Allan Cole no Náutico.

Dir-se-ia que Allan Cole atuava em ritmo de frevo, ou de maracatu, estendendo os folguedos carnavalescos para o relvado do Náutico. Aos olhos da imprensa local, com efeito, era como se ele se inserisse em uma estimada tradição do carnaval de Recife, caracterizada pela presença dos “tipos exóticos” que, egressos das camadas mais desfavorecidas da sociedade, exibiam-se nas ruas da cidade, levando para o espaço público personagens criadas basicamente com os recursos da imaginação[11]. Mas a figura do atleta rastafári possuía um traço que constituía um desafio ao ritual de poder instituído no campo do futebol, detalhe devidamente identificado pelo relato jornalístico:

Sorridente, barbudo, com o cabelo ainda maior, Allan não escondia a sua satisfação em poder voltar a vestir a camiseta do quadro timbu.[12]

Sem o registro na FPF, Allan Cole, o único jogador de barba e cabelo comprido de todo o elenco alvirrubro, teve de se contentar com uma simples apresentação no clássico contra o Sport. Quando o Náutico veio a campo lá estava ele à frente do time para ser ovacionado pela torcida do alvirrubro. Enquanto a arquibancada lhe festejava o retorno, Armindo Tavares, um dos árbitros auxiliares do jogo, fez um comentário de menoscabo que não passaria despercebido pelo Diário de Pernambuco: “Tem muito Joaquim e João por aí que joga muito melhor do que esse cara e que viria muito mais barato”[13]. Até que ponto esta opinião sobre o jamaicano se achava disseminada pelo Recife se nos afigura uma questão em aberto. De qualquer forma, conforme veremos, ela estava longe de traduzir apenas a visão provinciana de um simples auxiliar de arbitragem. Naquele domingo de fevereiro, porém, mais de dez mil pessoas compareceram ao estádio da Ilha do Retiro para prestigiar o clássico e saudar o ídolo. Surpreendendo a crônica especializada, os atletas do quadro “jovem e imaturo” do Náutico venceram o conjunto mais experiente do Sport pelo placar de 2 a 1.

Não obstante a vitória contra o rival, a equipe do alvirrubro não lograria se afirmar no transcorrer da competição, oscilando ao longo das rodadas sem consolidar um padrão de jogo. As críticas concentravam-se, principalmente, nos “problemas do ataque” e para solucioná-los aguardava-se ansiosamente pela entrada de Allan Cole. No princípio de março, finalmente, a documentação foi colocada em ordem e ele estava liberado para atuar contra o América, o Campeão do Centenário, tradicional agremiação do Recife, imersa, porém, em um longo processo de decadência. Agendado para o domingo, o encontro contra o alviverde oferecia uma “grande atração” para os torcedores do alvirrubro.

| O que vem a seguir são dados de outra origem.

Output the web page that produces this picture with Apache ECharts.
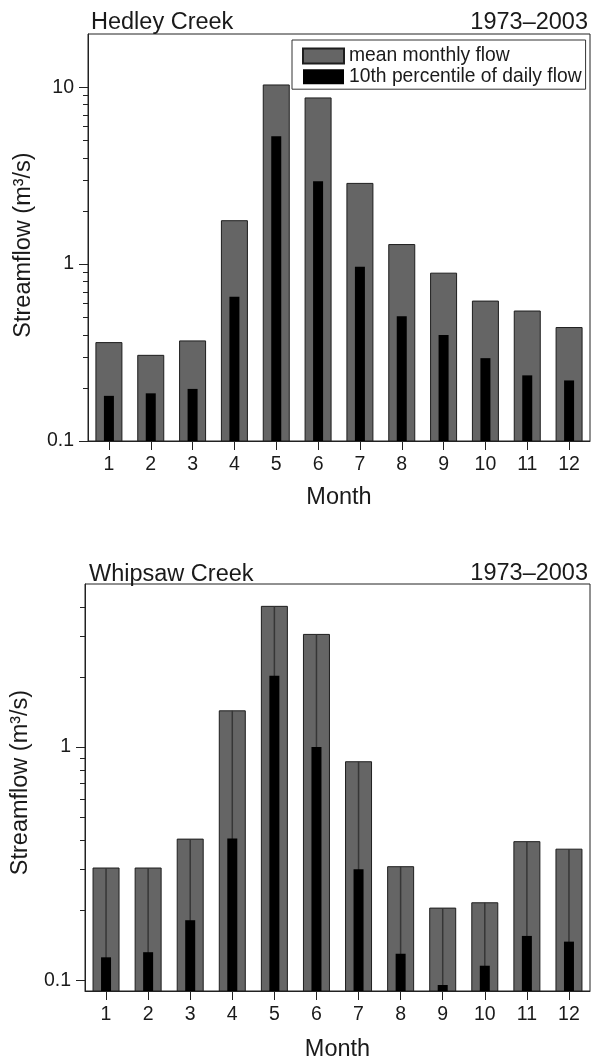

Todavia, contrariando as expectativas, a reestreia do atacante jamaicano deixaria um gosto amargo de frustração, a começar pelo público que afluíra ao estádio dos Aflitos, apenas quatro mil e quinhentos espectadores. Dentro de campo, embora o Náutico tenha ratificado a condição de favorito, impondo-se ao adversário pela contagem de 3 a 0, a sensação do jogo acabaria sendo Edvaldo, um “ilustre desconhecido” que saíra do banco de reservas, no segundo tempo, para tirar o placar do zero e abrir o caminho da vitória, assinalando dois dos três gols marcados pela equipe. A descrição do encontro feita pelo jornalista Adonias de Moura, do Diário de Pernambuco, procurava realçar os lances em que Allan Cole se envolvera, fosse imprimindo “um ritmo de velocidade” ao conjunto, fosse tocando na bola “sempre de primeira”, ou, ainda, realizando “lançamentos sensacionais”. As escassas linhas que lhe eram dedicadas reiteravam a “boa qualidade” do jovem jogador, uma promessa que mais cedo ou mais tarde haveria de se realizar[14].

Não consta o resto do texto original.